# Given data
-----
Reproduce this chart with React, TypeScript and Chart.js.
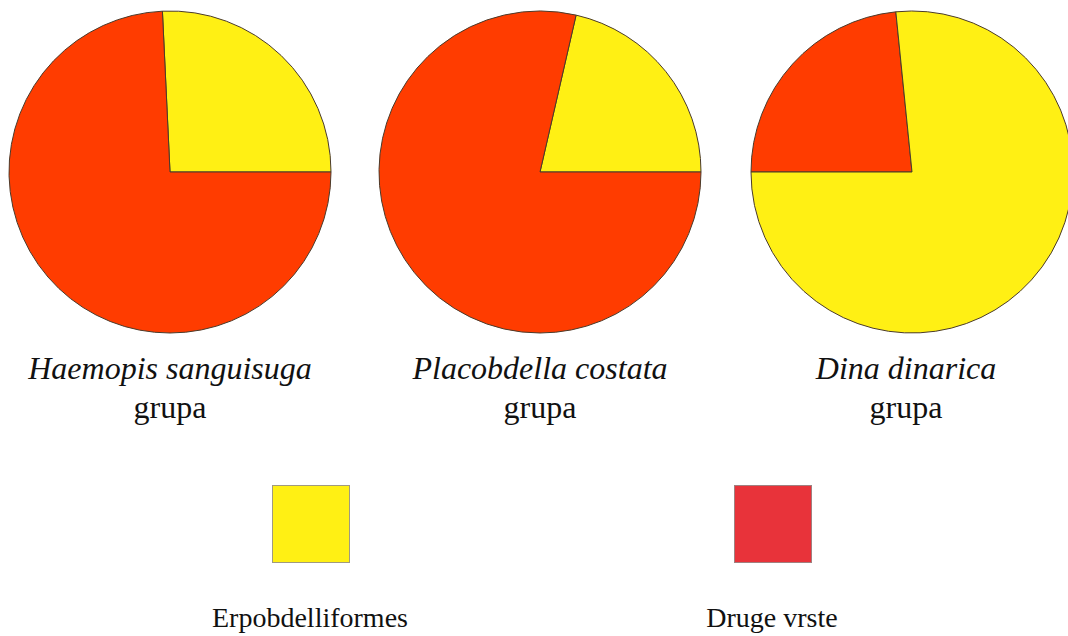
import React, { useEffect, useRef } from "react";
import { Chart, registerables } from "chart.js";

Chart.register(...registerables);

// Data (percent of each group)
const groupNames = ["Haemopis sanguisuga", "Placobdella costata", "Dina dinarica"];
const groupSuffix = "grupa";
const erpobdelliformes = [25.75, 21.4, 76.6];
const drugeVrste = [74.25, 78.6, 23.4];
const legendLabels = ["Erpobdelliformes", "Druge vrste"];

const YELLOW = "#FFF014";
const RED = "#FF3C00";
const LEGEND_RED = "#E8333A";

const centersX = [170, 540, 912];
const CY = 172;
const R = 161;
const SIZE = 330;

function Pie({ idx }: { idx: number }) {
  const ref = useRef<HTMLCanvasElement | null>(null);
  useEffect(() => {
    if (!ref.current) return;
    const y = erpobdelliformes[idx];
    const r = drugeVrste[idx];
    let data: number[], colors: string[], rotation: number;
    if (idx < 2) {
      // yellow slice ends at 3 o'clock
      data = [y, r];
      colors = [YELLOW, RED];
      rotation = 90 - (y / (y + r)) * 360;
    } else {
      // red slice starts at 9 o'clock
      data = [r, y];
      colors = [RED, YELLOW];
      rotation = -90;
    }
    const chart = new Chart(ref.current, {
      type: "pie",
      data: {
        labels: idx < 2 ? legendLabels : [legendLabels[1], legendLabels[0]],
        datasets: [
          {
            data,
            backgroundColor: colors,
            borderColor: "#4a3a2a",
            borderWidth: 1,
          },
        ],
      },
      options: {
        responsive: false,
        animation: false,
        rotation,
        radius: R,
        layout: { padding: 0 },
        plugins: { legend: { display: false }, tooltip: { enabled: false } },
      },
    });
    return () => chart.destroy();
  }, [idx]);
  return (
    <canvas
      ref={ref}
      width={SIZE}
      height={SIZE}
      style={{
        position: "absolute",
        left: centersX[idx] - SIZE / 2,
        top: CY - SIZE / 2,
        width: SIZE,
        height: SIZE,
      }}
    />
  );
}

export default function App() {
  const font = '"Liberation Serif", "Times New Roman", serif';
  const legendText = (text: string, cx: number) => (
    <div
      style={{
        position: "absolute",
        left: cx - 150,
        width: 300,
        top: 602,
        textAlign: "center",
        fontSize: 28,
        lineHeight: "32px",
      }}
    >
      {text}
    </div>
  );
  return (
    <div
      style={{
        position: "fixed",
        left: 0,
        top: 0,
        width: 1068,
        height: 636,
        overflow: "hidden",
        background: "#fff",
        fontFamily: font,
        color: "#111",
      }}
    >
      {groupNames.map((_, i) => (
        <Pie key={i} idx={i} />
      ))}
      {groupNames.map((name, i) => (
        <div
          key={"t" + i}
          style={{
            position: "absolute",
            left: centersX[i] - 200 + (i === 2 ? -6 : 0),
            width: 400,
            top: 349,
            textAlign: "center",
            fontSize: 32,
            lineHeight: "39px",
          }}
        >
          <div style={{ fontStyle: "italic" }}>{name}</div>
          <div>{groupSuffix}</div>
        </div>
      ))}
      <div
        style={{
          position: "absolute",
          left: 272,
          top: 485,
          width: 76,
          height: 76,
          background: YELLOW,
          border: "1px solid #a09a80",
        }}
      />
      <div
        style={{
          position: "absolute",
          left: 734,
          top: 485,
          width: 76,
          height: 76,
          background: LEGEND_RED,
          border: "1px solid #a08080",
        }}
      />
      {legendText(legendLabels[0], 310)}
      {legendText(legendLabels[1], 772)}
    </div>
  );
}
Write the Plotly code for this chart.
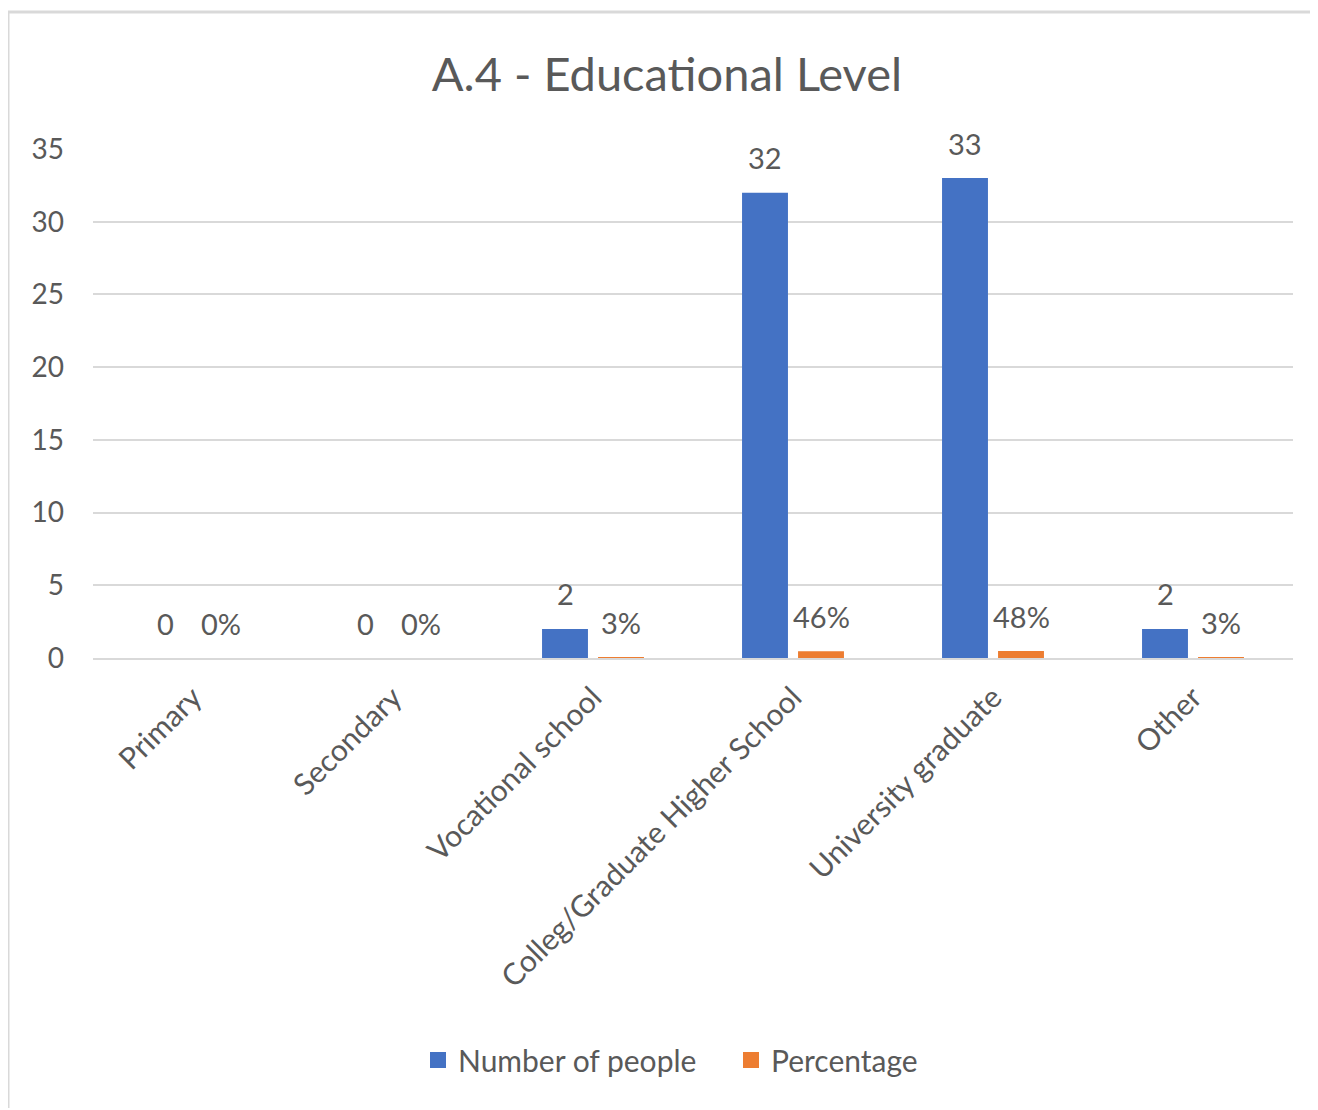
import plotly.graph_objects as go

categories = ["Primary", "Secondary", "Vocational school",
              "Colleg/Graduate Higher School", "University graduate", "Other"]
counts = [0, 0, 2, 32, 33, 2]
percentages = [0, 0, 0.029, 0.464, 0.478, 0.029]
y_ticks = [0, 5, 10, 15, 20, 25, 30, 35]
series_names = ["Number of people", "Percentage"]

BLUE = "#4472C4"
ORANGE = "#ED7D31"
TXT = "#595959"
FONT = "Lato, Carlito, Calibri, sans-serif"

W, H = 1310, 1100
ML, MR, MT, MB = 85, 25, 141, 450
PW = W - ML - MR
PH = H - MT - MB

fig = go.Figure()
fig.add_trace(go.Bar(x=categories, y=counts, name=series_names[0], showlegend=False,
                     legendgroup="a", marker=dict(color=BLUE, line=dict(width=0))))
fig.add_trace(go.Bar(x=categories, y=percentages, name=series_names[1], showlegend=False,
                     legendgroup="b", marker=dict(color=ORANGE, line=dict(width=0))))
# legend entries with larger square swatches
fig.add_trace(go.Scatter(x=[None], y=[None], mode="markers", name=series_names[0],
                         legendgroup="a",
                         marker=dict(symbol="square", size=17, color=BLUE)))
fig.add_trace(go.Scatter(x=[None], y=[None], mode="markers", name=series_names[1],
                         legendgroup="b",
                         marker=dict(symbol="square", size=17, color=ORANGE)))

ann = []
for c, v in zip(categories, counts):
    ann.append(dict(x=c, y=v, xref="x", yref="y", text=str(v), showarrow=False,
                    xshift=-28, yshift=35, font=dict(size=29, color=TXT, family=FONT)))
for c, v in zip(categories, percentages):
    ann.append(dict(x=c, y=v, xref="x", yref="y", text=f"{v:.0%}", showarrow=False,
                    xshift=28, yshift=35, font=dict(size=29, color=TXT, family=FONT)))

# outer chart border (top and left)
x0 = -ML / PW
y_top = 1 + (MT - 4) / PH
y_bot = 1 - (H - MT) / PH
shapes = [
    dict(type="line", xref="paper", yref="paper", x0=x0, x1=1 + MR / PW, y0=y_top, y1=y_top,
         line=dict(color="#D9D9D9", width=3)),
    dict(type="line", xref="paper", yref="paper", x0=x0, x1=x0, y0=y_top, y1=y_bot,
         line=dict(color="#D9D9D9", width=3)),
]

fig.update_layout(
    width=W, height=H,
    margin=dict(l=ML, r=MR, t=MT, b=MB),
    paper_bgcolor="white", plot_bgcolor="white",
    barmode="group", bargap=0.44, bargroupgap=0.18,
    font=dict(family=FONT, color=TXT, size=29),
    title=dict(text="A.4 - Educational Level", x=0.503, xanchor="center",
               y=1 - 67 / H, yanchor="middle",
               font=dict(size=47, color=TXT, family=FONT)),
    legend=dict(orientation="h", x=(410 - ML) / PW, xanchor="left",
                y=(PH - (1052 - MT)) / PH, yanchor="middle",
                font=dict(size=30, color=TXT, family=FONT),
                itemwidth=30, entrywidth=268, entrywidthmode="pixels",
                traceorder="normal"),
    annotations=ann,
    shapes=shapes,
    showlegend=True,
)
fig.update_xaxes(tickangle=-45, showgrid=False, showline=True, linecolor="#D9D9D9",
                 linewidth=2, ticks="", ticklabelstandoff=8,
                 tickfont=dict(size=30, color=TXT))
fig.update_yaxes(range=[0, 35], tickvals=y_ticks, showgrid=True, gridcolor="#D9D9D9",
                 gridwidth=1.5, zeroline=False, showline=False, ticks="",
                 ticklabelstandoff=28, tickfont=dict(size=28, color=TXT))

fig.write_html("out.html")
-----
Please set down each line of the data above exactly as written, without the pictures.

Reproduce this chart with React, TypeScript and Chart.js.
import React, { useEffect, useRef } from "react";
import { Chart, registerables } from "chart.js";

Chart.register(...registerables);

// Data (percent of each group)
const groupNames = ["Haemopis sanguisuga", "Placobdella costata", "Dina dinarica"];
const groupSuffix = "grupa";
const erpobdelliformes = [25.75, 21.4, 76.6];
const drugeVrste = [74.25, 78.6, 23.4];
const legendLabels = ["Erpobdelliformes", "Druge vrste"];

const YELLOW = "#FFF014";
const RED = "#FF3C00";
const LEGEND_RED = "#E8333A";

const centersX = [170, 540, 912];
const CY = 172;
const R = 161;
const SIZE = 330;

function Pie({ idx }: { idx: number }) {
  const ref = useRef<HTMLCanvasElement | null>(null);
  useEffect(() => {
    if (!ref.current) return;
    const y = erpobdelliformes[idx];
    const r = drugeVrste[idx];
    let data: number[], colors: string[], rotation: number;
    if (idx < 2) {
      // yellow slice ends at 3 o'clock
      data = [y, r];
      colors = [YELLOW, RED];
      rotation = 90 - (y / (y + r)) * 360;
    } else {
      // red slice starts at 9 o'clock
      data = [r, y];
      colors = [RED, YELLOW];
      rotation = -90;
    }
    const chart = new Chart(ref.current, {
      type: "pie",
      data: {
        labels: idx < 2 ? legendLabels : [legendLabels[1], legendLabels[0]],
        datasets: [
          {
            data,
            backgroundColor: colors,
            borderColor: "#4a3a2a",
            borderWidth: 1,
          },
        ],
      },
      options: {
        responsive: false,
        animation: false,
        rotation,
        radius: R,
        layout: { padding: 0 },
        plugins: { legend: { display: false }, tooltip: { enabled: false } },
      },
    });
    return () => chart.destroy();
  }, [idx]);
  return (
    <canvas
      ref={ref}
      width={SIZE}
      height={SIZE}
      style={{
        position: "absolute",
        left: centersX[idx] - SIZE / 2,
        top: CY - SIZE / 2,
        width: SIZE,
        height: SIZE,
      }}
    />
  );
}

export default function App() {
  const font = '"Liberation Serif", "Times New Roman", serif';
  const legendText = (text: string, cx: number) => (
    <div
      style={{
        position: "absolute",
        left: cx - 150,
        width: 300,
        top: 602,
        textAlign: "center",
        fontSize: 28,
        lineHeight: "32px",
      }}
    >
      {text}
    </div>
  );
  return (
    <div
      style={{
        position: "fixed",
        left: 0,
        top: 0,
        width: 1068,
        height: 636,
        overflow: "hidden",
        background: "#fff",
        fontFamily: font,
        color: "#111",
      }}
    >
      {groupNames.map((_, i) => (
        <Pie key={i} idx={i} />
      ))}
      {groupNames.map((name, i) => (
        <div
          key={"t" + i}
          style={{
            position: "absolute",
            left: centersX[i] - 200 + (i === 2 ? -6 : 0),
            width: 400,
            top: 349,
            textAlign: "center",
            fontSize: 32,
            lineHeight: "39px",
          }}
        >
          <div style={{ fontStyle: "italic" }}>{name}</div>
          <div>{groupSuffix}</div>
        </div>
      ))}
      <div
        style={{
          position: "absolute",
          left: 272,
          top: 485,
          width: 76,
          height: 76,
          background: YELLOW,
          border: "1px solid #a09a80",
        }}
      />
      <div
        style={{
          position: "absolute",
          left: 734,
          top: 485,
          width: 76,
          height: 76,
          background: LEGEND_RED,
          border: "1px solid #a08080",
        }}
      />
      {legendText(legendLabels[0], 310)}
      {legendText(legendLabels[1], 772)}
    </div>
  );
}
Write the Plotly code for this chart.
import plotly.graph_objects as go

categories = ["Primary", "Secondary", "Vocational school",
              "Colleg/Graduate Higher School", "University graduate", "Other"]
counts = [0, 0, 2, 32, 33, 2]
percentages = [0, 0, 0.029, 0.464, 0.478, 0.029]
y_ticks = [0, 5, 10, 15, 20, 25, 30, 35]
series_names = ["Number of people", "Percentage"]

BLUE = "#4472C4"
ORANGE = "#ED7D31"
TXT = "#595959"
FONT = "Lato, Carlito, Calibri, sans-serif"

W, H = 1310, 1100
ML, MR, MT, MB = 85, 25, 141, 450
PW = W - ML - MR
PH = H - MT - MB

fig = go.Figure()
fig.add_trace(go.Bar(x=categories, y=counts, name=series_names[0], showlegend=False,
                     legendgroup="a", marker=dict(color=BLUE, line=dict(width=0))))
fig.add_trace(go.Bar(x=categories, y=percentages, name=series_names[1], showlegend=False,
                     legendgroup="b", marker=dict(color=ORANGE, line=dict(width=0))))
# legend entries with larger square swatches
fig.add_trace(go.Scatter(x=[None], y=[None], mode="markers", name=series_names[0],
                         legendgroup="a",
                         marker=dict(symbol="square", size=17, color=BLUE)))
fig.add_trace(go.Scatter(x=[None], y=[None], mode="markers", name=series_names[1],
                         legendgroup="b",
                         marker=dict(symbol="square", size=17, color=ORANGE)))

ann = []
for c, v in zip(categories, counts):
    ann.append(dict(x=c, y=v, xref="x", yref="y", text=str(v), showarrow=False,
                    xshift=-28, yshift=35, font=dict(size=29, color=TXT, family=FONT)))
for c, v in zip(categories, percentages):
    ann.append(dict(x=c, y=v, xref="x", yref="y", text=f"{v:.0%}", showarrow=False,
                    xshift=28, yshift=35, font=dict(size=29, color=TXT, family=FONT)))

# outer chart border (top and left)
x0 = -ML / PW
y_top = 1 + (MT - 4) / PH
y_bot = 1 - (H - MT) / PH
shapes = [
    dict(type="line", xref="paper", yref="paper", x0=x0, x1=1 + MR / PW, y0=y_top, y1=y_top,
         line=dict(color="#D9D9D9", width=3)),
    dict(type="line", xref="paper", yref="paper", x0=x0, x1=x0, y0=y_top, y1=y_bot,
         line=dict(color="#D9D9D9", width=3)),
]

fig.update_layout(
    width=W, height=H,
    margin=dict(l=ML, r=MR, t=MT, b=MB),
    paper_bgcolor="white", plot_bgcolor="white",
    barmode="group", bargap=0.44, bargroupgap=0.18,
    font=dict(family=FONT, color=TXT, size=29),
    title=dict(text="A.4 - Educational Level", x=0.503, xanchor="center",
               y=1 - 67 / H, yanchor="middle",
               font=dict(size=47, color=TXT, family=FONT)),
    legend=dict(orientation="h", x=(410 - ML) / PW, xanchor="left",
                y=(PH - (1052 - MT)) / PH, yanchor="middle",
                font=dict(size=30, color=TXT, family=FONT),
                itemwidth=30, entrywidth=268, entrywidthmode="pixels",
                traceorder="normal"),
    annotations=ann,
    shapes=shapes,
    showlegend=True,
)
fig.update_xaxes(tickangle=-45, showgrid=False, showline=True, linecolor="#D9D9D9",
                 linewidth=2, ticks="", ticklabelstandoff=8,
                 tickfont=dict(size=30, color=TXT))
fig.update_yaxes(range=[0, 35], tickvals=y_ticks, showgrid=True, gridcolor="#D9D9D9",
                 gridwidth=1.5, zeroline=False, showline=False, ticks="",
                 ticklabelstandoff=28, tickfont=dict(size=28, color=TXT))

fig.write_html("out.html")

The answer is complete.